Po sprawdzeniu wyników do odpo. zostaje wywołany Jaśko.

Pani cytując Jasia ze zdziwieniem trąconym lekkim przestrachem:
Jak podrosnę będę "Rockersem". Będę jeździł harley'em po wszystkich Tour'ach i Festiwalach Nama-Hatta, będę spijał najwyborniejsze varuni i nektary, palił mocne kadzidła i zaczepiał w tańcu najładniejsze bhaktinki.
Jaaaaaaaaasiu to ty chcesz być takim Rockersem????

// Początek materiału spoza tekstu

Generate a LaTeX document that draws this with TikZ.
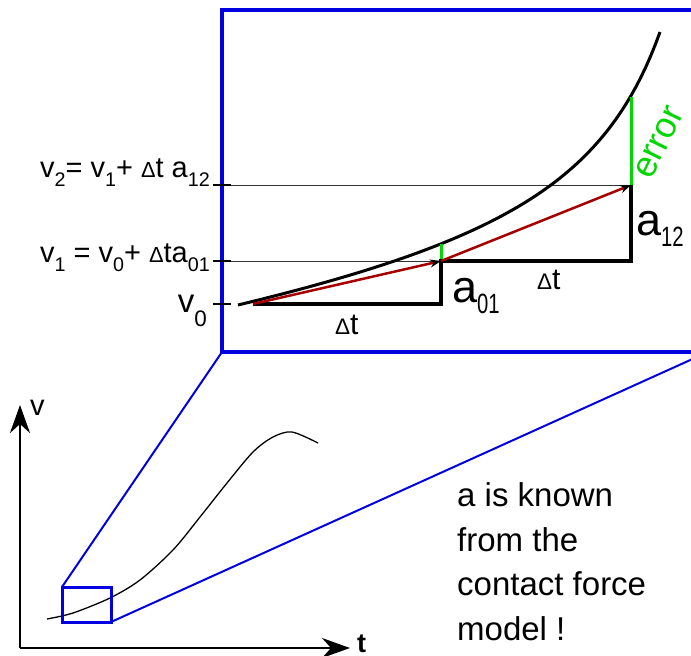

A Jasiu :oops: (lekko zawstydzony) mówi tak:
Nieee, ja bym chciał być tylko takim małym rockes'ikiem - jeździć rowelkiem, pić z butelki mleczko i śpiewać Hare Kryszna ;)

: 28 sie 2009, 08:14
autor: John
A ja słyszałem coś takiego:

Co to jest nic ?
Pół litra na dwóch...

: 11 wrz 2009, 20:22
autor: przemasura
Tym razem z życia wzięte. Jesteśmy na spacerze z dawno nie widzianym znajomym. W pewnym momencie córka go pyta , czy ma w domu jakies zwierzę. Znajomy potwierdza.
-"Ale jakie?" - córka nie daje za wygraną.
-"Drapieżne"
-"Pies?"
-"Nie"
-"Kot?"
-"Nie"
-"Wąż?"
-"Nie"
-"Jakiś ptak?"
-"Nie"
-"No to jakie ? Takie co zyją na wolności, czy pokojowe?"
-"Hm... nie wiem, jak odpowiedziec, żeby nie obrazic swojej zony..."
:mrgreen:

Re: Dowcip

: 21 sty 2012, 21:08
autor: trigi
- Houston, Houston! Mamy problem! Rosjanie byli przed nami. Malują Księżyc na czerwono !!!
Co robić?
- Czekać.
- Już po wszystkim. Pomalowali cały księżyc i odlecieli. Wracamy?
- Nie! Lądować i napisać : "Coca-Cola".

Re: Dowcip

: 22 sty 2012, 20:29
autor: trigi
Organizowane są przejażdżki łodzią po jeziorze Genezaret. Bilet kosztuje 500 dolarów.
- To strasznie dużo - dziwi sie zbulwersowany turysta.
- Owszem, ale to przecież po tym jeziorze Jezus piechotą chodził!
- Nie dziwię się, przy takich cenach!